Right now we're working with Northwestern and Mayo Clinic to start a new round of treatments called IVIg (Intravenous immunoglobulin), which is a product extracted from donated blood plasma. Even after a thousand hours online and several days worth of explanation, I'm still a little bit hazy on how this will work for the treatment of my particular kind of Epilepsy. Although I'm a bit uneducated, this doesn't stop me from saying yes to even the slight possibility of seizure reduction.
I'll keep reiterating the fact that, although my seizures are still frequent and strong, what's most important to me is my state of mind. Everyday I have to look at the scar on my wrist and when I notice it, I try to put myself back to that moment and what was going through my mind the second that I decided that the only way for me to release the tension and quiet the voices in my head would be to open a vein. This is a dark subject, I know, but if I can't communicate these issues then they fester and then the scar may never go away.

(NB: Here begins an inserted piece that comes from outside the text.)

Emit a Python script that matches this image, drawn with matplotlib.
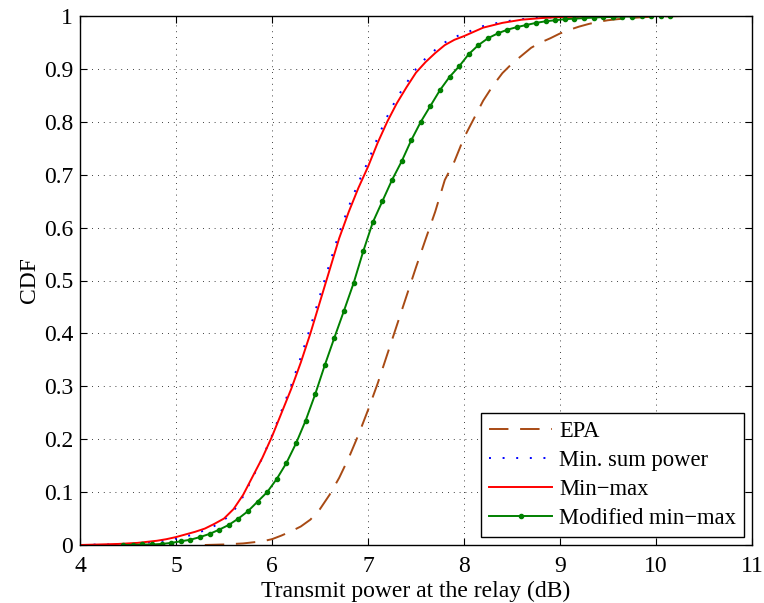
import numpy as np
import matplotlib.pyplot as plt

# CDF curves (x in dB)
epa_x = [5.3, 5.5, 5.7, 5.9, 6.0, 6.1, 6.2, 6.3, 6.4, 6.5, 6.6, 6.7, 6.8, 6.9, 7.0,
         7.1, 7.2, 7.3, 7.4, 7.5, 7.6, 7.7, 7.8, 7.9, 8.0, 8.1, 8.2, 8.3, 8.4, 8.5,
         8.6, 8.7, 8.8, 8.9, 9.0, 9.1, 9.2, 9.3, 9.4, 9.5, 9.6, 9.8, 10.0, 10.3, 11.0]
epa_y = [0.0, 0.001, 0.003, 0.007, 0.011, 0.018, 0.026, 0.035, 0.048, 0.068, 0.095,
         0.127, 0.165, 0.208, 0.255, 0.305, 0.36, 0.415, 0.47, 0.525, 0.578, 0.63,
         0.69, 0.725, 0.77, 0.805, 0.84, 0.868, 0.892, 0.91, 0.925, 0.94, 0.95,
         0.958, 0.967, 0.974, 0.98, 0.985, 0.989, 0.992, 0.994, 0.997, 0.999, 1.0, 1.0]

mm_x = [4.0, 4.2, 4.4, 4.6, 4.8, 4.9, 5.0, 5.1, 5.2, 5.3, 5.4, 5.5, 5.6, 5.7, 5.8,
        5.9, 6.0, 6.1, 6.2, 6.3, 6.4, 6.5, 6.6, 6.7, 6.8, 6.9, 7.0, 7.1, 7.2, 7.3,
        7.4, 7.5, 7.6, 7.7, 7.8, 7.9, 8.0, 8.2, 8.4, 8.6, 8.8, 9.0, 9.3, 9.6, 11.0]
minsum_y = [0.0, 0.001, 0.001, 0.003, 0.006, 0.009, 0.012, 0.016, 0.021, 0.028, 0.036,
            0.047, 0.064, 0.092, 0.128, 0.165, 0.207, 0.254, 0.302, 0.355, 0.412,
            0.472, 0.532, 0.59, 0.64, 0.685, 0.725, 0.77, 0.81, 0.845, 0.873, 0.9,
            0.92, 0.936, 0.95, 0.96, 0.967, 0.981, 0.989, 0.994, 0.997, 0.998,
            0.999, 1.0, 1.0]
minmax_y = [0.0, 0.001, 0.002, 0.004, 0.008, 0.011, 0.015, 0.02, 0.025, 0.031, 0.04,
            0.05, 0.068, 0.095, 0.13, 0.165, 0.205, 0.25, 0.295, 0.345, 0.4, 0.46,
            0.52, 0.58, 0.63, 0.675, 0.715, 0.76, 0.8, 0.835, 0.865, 0.893, 0.913,
            0.93, 0.945, 0.955, 0.962, 0.978, 0.987, 0.993, 0.996, 0.998, 0.999,
            1.0, 1.0]

mod_x = [4.45, 4.55, 4.65, 4.75, 4.85, 4.95, 5.05, 5.15, 5.25, 5.35, 5.45, 5.55,
         5.65, 5.75, 5.85, 5.95, 6.05, 6.15, 6.25, 6.35, 6.45, 6.55, 6.65, 6.75,
         6.85, 6.95, 7.05, 7.15, 7.25, 7.35, 7.45, 7.55, 7.65, 7.75, 7.85, 7.95,
         8.05, 8.15, 8.25, 8.35, 8.45, 8.55, 8.65, 8.75, 8.85, 8.95, 9.05, 9.15,
         9.25, 9.35, 9.45, 9.55, 9.65, 9.75, 9.85, 9.95, 10.05, 10.15]
mod_y = [0.0, 0.0, 0.001, 0.001, 0.002, 0.004, 0.007, 0.01, 0.015, 0.021, 0.029,
         0.038, 0.05, 0.064, 0.082, 0.1, 0.125, 0.155, 0.192, 0.235, 0.285, 0.34,
         0.392, 0.443, 0.495, 0.555, 0.61, 0.65, 0.69, 0.725, 0.765, 0.8, 0.83,
         0.86, 0.885, 0.905, 0.928, 0.945, 0.958, 0.967, 0.974, 0.979, 0.983,
         0.987, 0.99, 0.992, 0.994, 0.995, 0.996, 0.997, 0.998, 0.998, 0.999,
         0.999, 1.0, 1.0, 1.0, 1.0]

x_ticks = [4, 5, 6, 7, 8, 9, 10, 11]
y_ticks = [0, 0.1, 0.2, 0.3, 0.4, 0.5, 0.6, 0.7, 0.8, 0.9, 1]
y_labels = ['0', '0.1', '0.2', '0.3', '0.4', '0.5', '0.6', '0.7', '0.8', '0.9', '1']

plt.rcParams['font.family'] = ['Liberation Serif', 'DejaVu Serif']
plt.rcParams['font.size'] = 17

fig = plt.figure(figsize=(7.64, 6.03), dpi=100)
ax = fig.add_axes([80 / 764, 1 - 545 / 603, 672 / 764, 529 / 603])

ax.plot(epa_x, epa_y, color='#A84A14', linestyle=(0, (10, 6)), linewidth=1.4, label='EPA')
ax.plot(mm_x, minsum_y, color='#0000FF', linestyle=(0, (1, 6)), linewidth=1.4,
        label='Min. sum power')
ax.plot(mm_x, minmax_y, color='#FF0000', linewidth=1.4, label='Min\u2212max')
ax.plot(mod_x, mod_y, color='#008000', linewidth=1.4, marker='o', markersize=3,
        label='Modified min\u2212max')

ax.set_xlim(4, 11)
ax.set_ylim(0, 1)
ax.set_xticks(x_ticks)
ax.set_yticks(y_ticks)
ax.set_yticklabels(y_labels)
ax.grid(True, color='black', linestyle=(0, (1, 6)), linewidth=0.6)
ax.tick_params(direction='in', top=True, right=True, length=5, width=0.8, pad=5)
ax.tick_params(axis='x', pad=8)
for s in ax.spines.values():
    s.set_linewidth(1.0)

ax.set_xlabel('Transmit power at the relay (dB)', labelpad=3)
ax.set_ylabel('CDF', labelpad=3)

leg = ax.legend(loc='lower right', fancybox=False, edgecolor='black', framealpha=1,
                fontsize=16.3, handlelength=2.8, labelspacing=0.36, borderaxespad=0.35,
                handletextpad=0.3, borderpad=0.35)
leg.get_frame().set_linewidth(1.0)

fig.savefig('out.png', dpi=100)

I've had two very brave people tell me that they've given blood in the last couple of weeks and I want to thank them and call on others to do the same. The treatments that I'm about to receive require blood from thousands of donors, so just imagine how many other people are going through similar treatments and, given the recent tragedies in our county, how many more people you can help. When I'm well again, I will make it a point to give blood, but for now I'm calling upon you. Thank you.